*TASK GOAL*
Pick out the lines below with "that" and list them.

Entries from a dataset
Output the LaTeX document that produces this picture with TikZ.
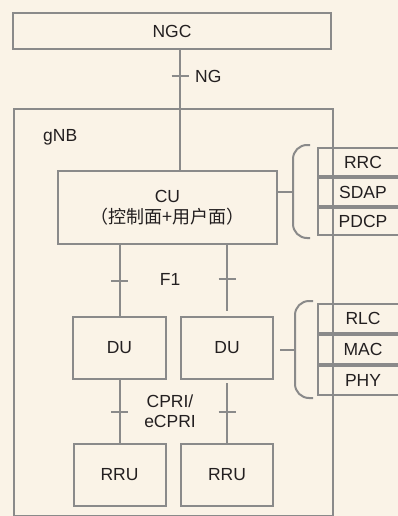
\documentclass[tikz,border=0pt]{standalone}
\usepackage{fontspec}
\setmainfont{Liberation Sans}
\newfontfamily\cjk{Noto Sans CJK SC}
\usetikzlibrary{positioning,calc}
\definecolor{gnbcream}{RGB}{250,243,231}
\definecolor{gnbline}{RGB}{138,138,138}
\definecolor{gnbtext}{RGB}{35,31,32}

\begin{document}
\begin{tikzpicture}[x=1pt, y=-1pt,
  every node/.style={text=gnbtext, font=\fontsize{17.5}{20}\selectfont},
  box/.style={draw=gnbline, line width=2pt, inner sep=0pt, align=center},
  proto/.style={box, minimum width=90pt, anchor=north west},
  link/.style={draw=gnbline, line width=2pt},
  lbl/.style={inner sep=0pt, align=center},
]
\fill[gnbcream] (0,0) rectangle (398,516);
\clip (0,0) rectangle (398,516);

% core and gNB frame
\node[box, minimum width=318pt, minimum height=36pt] (ngc) at (172,31) {NGC};
\node[box, minimum width=319pt, minimum height=407pt, anchor=north west] (gnb) at (13,108) {};
\node[lbl, anchor=west] (gnbl) at (43,137) {gNB};

% CU, DUs, RRUs
\node[box, minimum width=219pt, minimum height=73pt] (cu) at (167.5,207.5)
  {CU\\[1pt]{\cjk\fontsize{18}{20}\selectfont （控制面+用户面）}};
\node[box, minimum width=93pt, minimum height=62pt] (du1) at (119.5,348) {DU};
\node[box, minimum width=92pt, minimum height=62pt, right=13pt of du1] (du2) {DU};
\node[box, minimum width=92pt, minimum height=62pt, below=63pt of du1] (rru1) {RRU};
\node[box, minimum width=92pt, minimum height=62pt, below=63pt of du2] (rru2) {RRU};

% protocol stacks
\node[proto, minimum height=28pt] (rrc) at (317,147) {RRC};
\node[proto, minimum height=28pt, below=0pt of rrc] (sdap) {SDAP};
\node[proto, minimum height=27pt, below=0pt of sdap] (pdcp) {PDCP};
\node[proto, minimum height=29pt] (rlc) at (317,303) {RLC};
\node[proto, minimum height=29pt, below=0pt of rlc] (mac) {MAC};
\node[proto, minimum height=29pt, below=0pt of mac] (phy) {PHY};

% NG
\draw[link] ([xshift=8pt]ngc.south) -- coordinate[pos=0.22] (ngt) ([xshift=8pt]ngc.south |- cu.north);
\draw[link] (ngt) ++(-8.5,0) -- ++(17,0);
\node[lbl, anchor=west] (ng) at ([xshift=15pt]ngt) {NG};

% F1
\draw[link] (du1.north |- cu.south) -- coordinate[midway] (f1l) (du1.north);
\draw[link, shorten >=5pt] (du2.north |- cu.south) -- coordinate[pos=0.48] (f1r) (du2.north);
\draw[link] (f1l) ++(-8.5,0) -- ++(17,0);
\draw[link] (f1r) ++(-8.5,0) -- ++(17,0);
\node[lbl] (f1) at ($(f1l)!0.47!(f1r)$) {F1};

% CPRI
\draw[link] (du1.south) -- coordinate[midway] (cpl) (du1.south |- rru1.north);
\draw[link, shorten <=3pt] (du2.south) -- coordinate[midway] (cpr) (du2.south |- rru2.north);
\draw[link] (cpl) ++(-8.5,0) -- ++(17,0);
\draw[link] (cpr) ++(-8.5,0) -- ++(17,0);
\node[lbl] (cpri) at ($(cpl)!0.47!(cpr)$) {CPRI/\\eCPRI};

% braces to the stacks
\coordinate (cbr) at ($(rrc.north west)!0.5!(pdcp.south west)+(-24,0)$);
\coordinate (dbr) at ($(rlc.north west)!0.5!(phy.south west)+(-22,0)$);
\draw[link, rounded corners=14pt] ([xshift=-7pt,yshift=2pt]rrc.north west) -| (cbr) |- ([xshift=-7pt,yshift=-2pt]pdcp.south west);
\draw[link, rounded corners=14pt] ([xshift=-4pt,yshift=2pt]rlc.north west) -| (dbr) |- ([xshift=-4pt,yshift=-2pt]phy.south west);
\draw[link] (cu.east |- cbr) -- (cbr);
\draw[link, shorten <=6pt] (du2.east |- dbr) -- (dbr);
\end{tikzpicture}
\end{document}
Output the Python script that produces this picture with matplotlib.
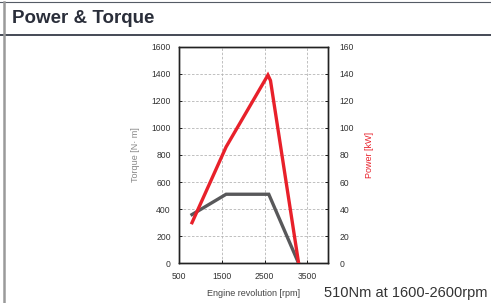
import matplotlib
matplotlib.use('Agg')
import matplotlib.pyplot as plt
from matplotlib.lines import Line2D

plt.rcParams['font.family'] = ['Liberation Sans', 'DejaVu Sans']

# data
torque_rpm = [800, 1600, 2600, 3300]
torque_nm = [360, 510, 510, 0]
power_rpm = [800, 1600, 2580, 2640, 3300]
power_kw = [30, 86, 139, 135, 0]

x_ticks = [500, 1500, 2500, 3500]
torque_ticks = list(range(0, 1601, 200))
power_ticks = list(range(0, 161, 20))

RED = '#e8202a'
GRAY = '#58585a'

fig = plt.figure(figsize=(4.91, 3.03), dpi=100)

# panel frame
fig.add_artist(Line2D([0.0, 1.0], [0.995, 0.995], color='#555b66', lw=0.8))
fig.add_artist(Line2D([0.0, 1.0], [0.885, 0.885], color='#444a55', lw=1.4))
fig.add_artist(Line2D([0.009, 0.009], [0.0, 0.995], color='#9a9a9a', lw=1.8))
fig.text(0.025, 0.94, 'Power & Torque', fontsize=13.5, fontweight='bold',
         color='#2a2e3a', va='center', ha='left')

ax = fig.add_axes([0.365, 0.131, 0.304, 0.715])
ax.plot(torque_rpm, torque_nm, color=GRAY, lw=2.4, solid_joinstyle='miter', zorder=3)
ax.set_xlim(500, 4000)
ax.set_ylim(0, 1600)
ax.set_xticks(x_ticks)
ax.set_yticks(torque_ticks)
ax.grid(True, color='#b5b5b5', ls=(0, (3, 2)), lw=0.6)
ax.tick_params(direction='in', labelsize=6.2, labelcolor='#333333', length=2.5, width=0.6, pad=6)
ax.set_ylabel('Torque [N· m]', fontsize=6.5, color='#888888', labelpad=8)
ax.set_xlabel('Engine revolution [rpm]', fontsize=6.5, color='#444444', labelpad=6)
for s in ax.spines.values():
    s.set_linewidth(1.0)
    s.set_color('#222222')

ax2 = ax.twinx()
ax2.plot(power_rpm, power_kw, color=RED, lw=2.4, solid_joinstyle='miter', zorder=4)
ax2.set_ylim(0, 160)
ax2.set_yticks(power_ticks)
ax2.tick_params(direction='in', labelsize=6.2, labelcolor='#333333', length=2.5, width=0.6, pad=8)
ax2.set_ylabel('Power [kW]', fontsize=6.5, color=RED, rotation=90, labelpad=8)
for s in ax2.spines.values():
    s.set_linewidth(1.0)
    s.set_color('#222222')

fig.text(0.66, 0.033, '510Nm at 1600-2600rpm', fontsize=10.5, color='#333333',
         ha='left', va='center')

fig.savefig('out.png', dpi=100)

*OUTPUT*
Output the LaTeX document that produces this picture with TikZ.
Output the Python script that produces this picture with matplotlib.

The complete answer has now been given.